▸ Directive:
Output every line exactly as written. Leave out pictures.

● ● ●

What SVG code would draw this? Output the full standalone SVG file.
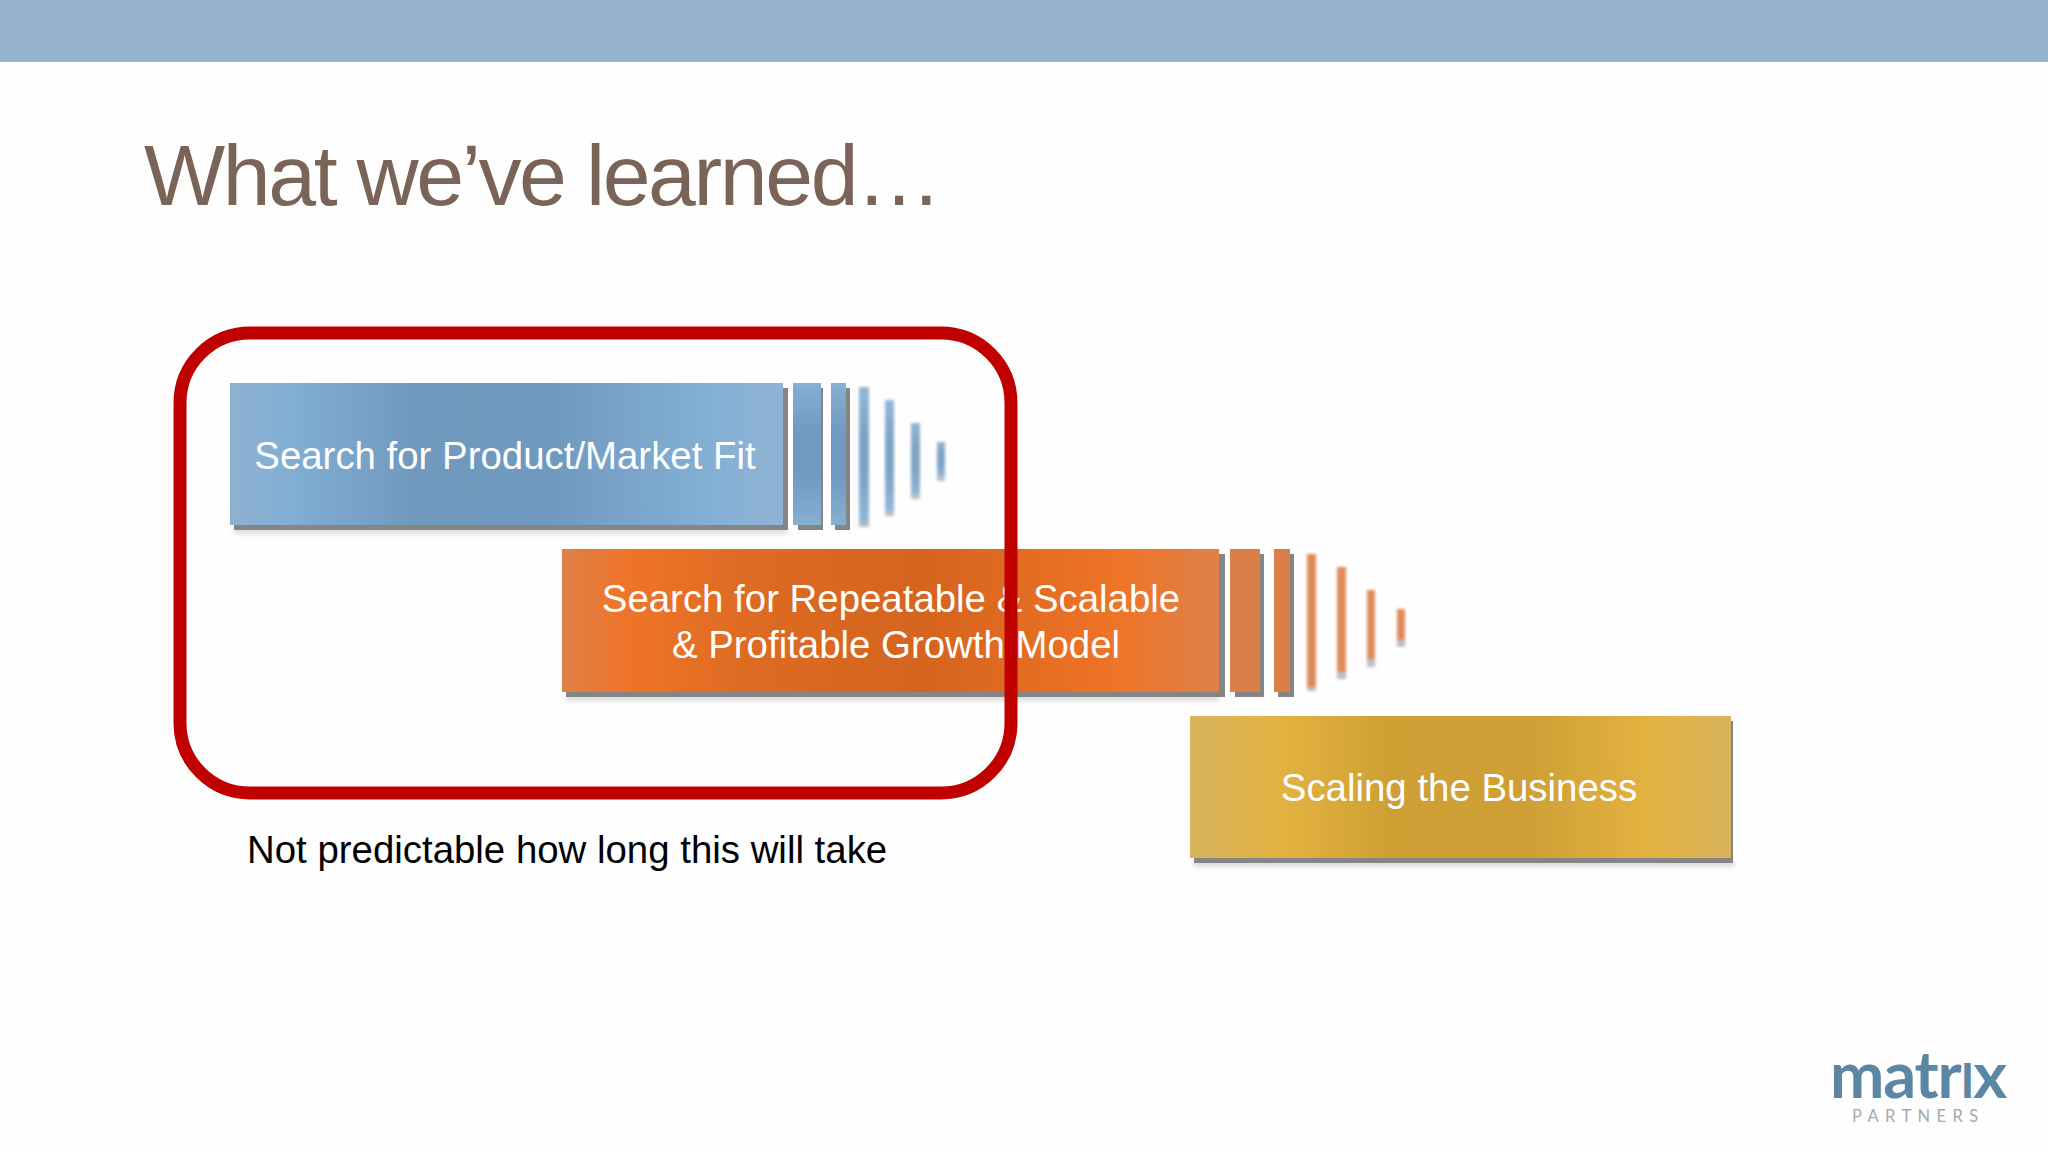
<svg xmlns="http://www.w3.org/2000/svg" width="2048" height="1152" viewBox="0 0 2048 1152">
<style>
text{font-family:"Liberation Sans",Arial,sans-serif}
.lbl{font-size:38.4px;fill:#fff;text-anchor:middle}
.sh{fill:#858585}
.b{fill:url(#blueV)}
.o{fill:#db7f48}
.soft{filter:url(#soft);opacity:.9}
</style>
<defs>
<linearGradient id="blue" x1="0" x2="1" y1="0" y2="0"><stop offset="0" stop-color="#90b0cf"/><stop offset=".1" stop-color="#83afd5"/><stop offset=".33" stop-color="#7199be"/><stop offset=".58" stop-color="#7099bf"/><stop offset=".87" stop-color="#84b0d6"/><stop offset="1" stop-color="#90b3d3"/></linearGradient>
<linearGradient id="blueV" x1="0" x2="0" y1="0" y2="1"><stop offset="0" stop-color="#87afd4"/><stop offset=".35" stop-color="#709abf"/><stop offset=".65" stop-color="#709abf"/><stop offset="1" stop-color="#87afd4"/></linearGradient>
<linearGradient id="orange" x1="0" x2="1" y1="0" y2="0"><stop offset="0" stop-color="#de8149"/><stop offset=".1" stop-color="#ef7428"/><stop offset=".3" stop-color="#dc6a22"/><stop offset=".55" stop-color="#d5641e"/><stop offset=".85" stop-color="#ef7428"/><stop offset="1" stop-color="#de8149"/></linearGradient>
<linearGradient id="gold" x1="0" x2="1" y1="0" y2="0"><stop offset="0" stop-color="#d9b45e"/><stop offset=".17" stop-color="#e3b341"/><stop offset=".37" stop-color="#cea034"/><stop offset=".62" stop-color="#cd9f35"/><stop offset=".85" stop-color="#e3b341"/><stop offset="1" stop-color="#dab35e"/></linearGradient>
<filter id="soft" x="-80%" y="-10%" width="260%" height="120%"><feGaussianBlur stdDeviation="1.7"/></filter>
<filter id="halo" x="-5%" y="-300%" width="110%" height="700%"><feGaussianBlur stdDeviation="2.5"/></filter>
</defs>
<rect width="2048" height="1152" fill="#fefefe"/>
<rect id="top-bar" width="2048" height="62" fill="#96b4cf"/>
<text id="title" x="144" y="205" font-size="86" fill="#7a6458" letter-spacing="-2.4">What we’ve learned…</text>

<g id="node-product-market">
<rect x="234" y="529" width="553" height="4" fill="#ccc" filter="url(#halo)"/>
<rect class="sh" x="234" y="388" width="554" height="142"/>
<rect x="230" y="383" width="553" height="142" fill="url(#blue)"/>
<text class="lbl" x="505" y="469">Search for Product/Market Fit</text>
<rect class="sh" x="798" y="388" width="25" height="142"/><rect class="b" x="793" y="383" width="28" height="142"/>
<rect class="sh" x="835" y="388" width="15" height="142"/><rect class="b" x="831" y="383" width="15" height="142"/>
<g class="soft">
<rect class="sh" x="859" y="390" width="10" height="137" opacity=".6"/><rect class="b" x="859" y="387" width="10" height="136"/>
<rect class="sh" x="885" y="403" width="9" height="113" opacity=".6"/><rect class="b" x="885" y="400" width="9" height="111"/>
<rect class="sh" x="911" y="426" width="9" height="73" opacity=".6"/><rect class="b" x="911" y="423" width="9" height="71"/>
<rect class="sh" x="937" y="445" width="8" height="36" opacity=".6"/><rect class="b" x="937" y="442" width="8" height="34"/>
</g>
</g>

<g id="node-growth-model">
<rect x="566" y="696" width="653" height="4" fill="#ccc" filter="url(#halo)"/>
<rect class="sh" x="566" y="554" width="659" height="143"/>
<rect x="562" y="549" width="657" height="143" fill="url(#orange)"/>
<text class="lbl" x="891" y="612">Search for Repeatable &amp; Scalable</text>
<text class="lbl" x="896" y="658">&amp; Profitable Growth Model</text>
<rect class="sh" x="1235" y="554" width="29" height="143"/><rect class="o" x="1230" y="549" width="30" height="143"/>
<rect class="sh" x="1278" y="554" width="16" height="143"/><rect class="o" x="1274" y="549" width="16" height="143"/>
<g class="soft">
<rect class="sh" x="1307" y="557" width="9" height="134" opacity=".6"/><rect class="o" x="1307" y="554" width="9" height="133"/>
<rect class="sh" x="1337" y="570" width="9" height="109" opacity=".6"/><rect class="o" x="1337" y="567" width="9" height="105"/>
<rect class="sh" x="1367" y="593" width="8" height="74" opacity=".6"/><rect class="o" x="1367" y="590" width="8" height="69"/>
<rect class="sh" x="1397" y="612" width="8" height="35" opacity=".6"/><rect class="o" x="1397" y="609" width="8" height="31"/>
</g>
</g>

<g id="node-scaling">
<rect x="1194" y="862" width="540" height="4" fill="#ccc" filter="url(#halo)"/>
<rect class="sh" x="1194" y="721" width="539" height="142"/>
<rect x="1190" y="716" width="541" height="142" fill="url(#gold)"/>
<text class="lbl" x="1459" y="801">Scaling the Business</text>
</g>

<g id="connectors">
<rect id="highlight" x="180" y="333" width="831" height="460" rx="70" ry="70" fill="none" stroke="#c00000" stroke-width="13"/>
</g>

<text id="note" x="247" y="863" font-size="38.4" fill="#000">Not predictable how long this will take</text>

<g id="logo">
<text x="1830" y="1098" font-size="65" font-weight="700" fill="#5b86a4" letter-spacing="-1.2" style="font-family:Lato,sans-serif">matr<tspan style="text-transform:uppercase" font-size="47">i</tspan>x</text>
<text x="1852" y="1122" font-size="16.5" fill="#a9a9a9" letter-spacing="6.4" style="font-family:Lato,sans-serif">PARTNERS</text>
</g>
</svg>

● ● ●

▸ Answer below:
What SVG code would draw this? Output the full standalone SVG file.
<svg xmlns="http://www.w3.org/2000/svg" width="2048" height="1152" viewBox="0 0 2048 1152">
<style>
text{font-family:"Liberation Sans",Arial,sans-serif}
.lbl{font-size:38.4px;fill:#fff;text-anchor:middle}
.sh{fill:#858585}
.b{fill:url(#blueV)}
.o{fill:#db7f48}
.soft{filter:url(#soft);opacity:.9}
</style>
<defs>
<linearGradient id="blue" x1="0" x2="1" y1="0" y2="0"><stop offset="0" stop-color="#90b0cf"/><stop offset=".1" stop-color="#83afd5"/><stop offset=".33" stop-color="#7199be"/><stop offset=".58" stop-color="#7099bf"/><stop offset=".87" stop-color="#84b0d6"/><stop offset="1" stop-color="#90b3d3"/></linearGradient>
<linearGradient id="blueV" x1="0" x2="0" y1="0" y2="1"><stop offset="0" stop-color="#87afd4"/><stop offset=".35" stop-color="#709abf"/><stop offset=".65" stop-color="#709abf"/><stop offset="1" stop-color="#87afd4"/></linearGradient>
<linearGradient id="orange" x1="0" x2="1" y1="0" y2="0"><stop offset="0" stop-color="#de8149"/><stop offset=".1" stop-color="#ef7428"/><stop offset=".3" stop-color="#dc6a22"/><stop offset=".55" stop-color="#d5641e"/><stop offset=".85" stop-color="#ef7428"/><stop offset="1" stop-color="#de8149"/></linearGradient>
<linearGradient id="gold" x1="0" x2="1" y1="0" y2="0"><stop offset="0" stop-color="#d9b45e"/><stop offset=".17" stop-color="#e3b341"/><stop offset=".37" stop-color="#cea034"/><stop offset=".62" stop-color="#cd9f35"/><stop offset=".85" stop-color="#e3b341"/><stop offset="1" stop-color="#dab35e"/></linearGradient>
<filter id="soft" x="-80%" y="-10%" width="260%" height="120%"><feGaussianBlur stdDeviation="1.7"/></filter>
<filter id="halo" x="-5%" y="-300%" width="110%" height="700%"><feGaussianBlur stdDeviation="2.5"/></filter>
</defs>
<rect width="2048" height="1152" fill="#fefefe"/>
<rect id="top-bar" width="2048" height="62" fill="#96b4cf"/>
<text id="title" x="144" y="205" font-size="86" fill="#7a6458" letter-spacing="-2.4">What we’ve learned…</text>

<g id="node-product-market">
<rect x="234" y="529" width="553" height="4" fill="#ccc" filter="url(#halo)"/>
<rect class="sh" x="234" y="388" width="554" height="142"/>
<rect x="230" y="383" width="553" height="142" fill="url(#blue)"/>
<text class="lbl" x="505" y="469">Search for Product/Market Fit</text>
<rect class="sh" x="798" y="388" width="25" height="142"/><rect class="b" x="793" y="383" width="28" height="142"/>
<rect class="sh" x="835" y="388" width="15" height="142"/><rect class="b" x="831" y="383" width="15" height="142"/>
<g class="soft">
<rect class="sh" x="859" y="390" width="10" height="137" opacity=".6"/><rect class="b" x="859" y="387" width="10" height="136"/>
<rect class="sh" x="885" y="403" width="9" height="113" opacity=".6"/><rect class="b" x="885" y="400" width="9" height="111"/>
<rect class="sh" x="911" y="426" width="9" height="73" opacity=".6"/><rect class="b" x="911" y="423" width="9" height="71"/>
<rect class="sh" x="937" y="445" width="8" height="36" opacity=".6"/><rect class="b" x="937" y="442" width="8" height="34"/>
</g>
</g>

<g id="node-growth-model">
<rect x="566" y="696" width="653" height="4" fill="#ccc" filter="url(#halo)"/>
<rect class="sh" x="566" y="554" width="659" height="143"/>
<rect x="562" y="549" width="657" height="143" fill="url(#orange)"/>
<text class="lbl" x="891" y="612">Search for Repeatable &amp; Scalable</text>
<text class="lbl" x="896" y="658">&amp; Profitable Growth Model</text>
<rect class="sh" x="1235" y="554" width="29" height="143"/><rect class="o" x="1230" y="549" width="30" height="143"/>
<rect class="sh" x="1278" y="554" width="16" height="143"/><rect class="o" x="1274" y="549" width="16" height="143"/>
<g class="soft">
<rect class="sh" x="1307" y="557" width="9" height="134" opacity=".6"/><rect class="o" x="1307" y="554" width="9" height="133"/>
<rect class="sh" x="1337" y="570" width="9" height="109" opacity=".6"/><rect class="o" x="1337" y="567" width="9" height="105"/>
<rect class="sh" x="1367" y="593" width="8" height="74" opacity=".6"/><rect class="o" x="1367" y="590" width="8" height="69"/>
<rect class="sh" x="1397" y="612" width="8" height="35" opacity=".6"/><rect class="o" x="1397" y="609" width="8" height="31"/>
</g>
</g>

<g id="node-scaling">
<rect x="1194" y="862" width="540" height="4" fill="#ccc" filter="url(#halo)"/>
<rect class="sh" x="1194" y="721" width="539" height="142"/>
<rect x="1190" y="716" width="541" height="142" fill="url(#gold)"/>
<text class="lbl" x="1459" y="801">Scaling the Business</text>
</g>

<g id="connectors">
<rect id="highlight" x="180" y="333" width="831" height="460" rx="70" ry="70" fill="none" stroke="#c00000" stroke-width="13"/>
</g>

<text id="note" x="247" y="863" font-size="38.4" fill="#000">Not predictable how long this will take</text>

<g id="logo">
<text x="1830" y="1098" font-size="65" font-weight="700" fill="#5b86a4" letter-spacing="-1.2" style="font-family:Lato,sans-serif">matr<tspan style="text-transform:uppercase" font-size="47">i</tspan>x</text>
<text x="1852" y="1122" font-size="16.5" fill="#a9a9a9" letter-spacing="6.4" style="font-family:Lato,sans-serif">PARTNERS</text>
</g>
</svg>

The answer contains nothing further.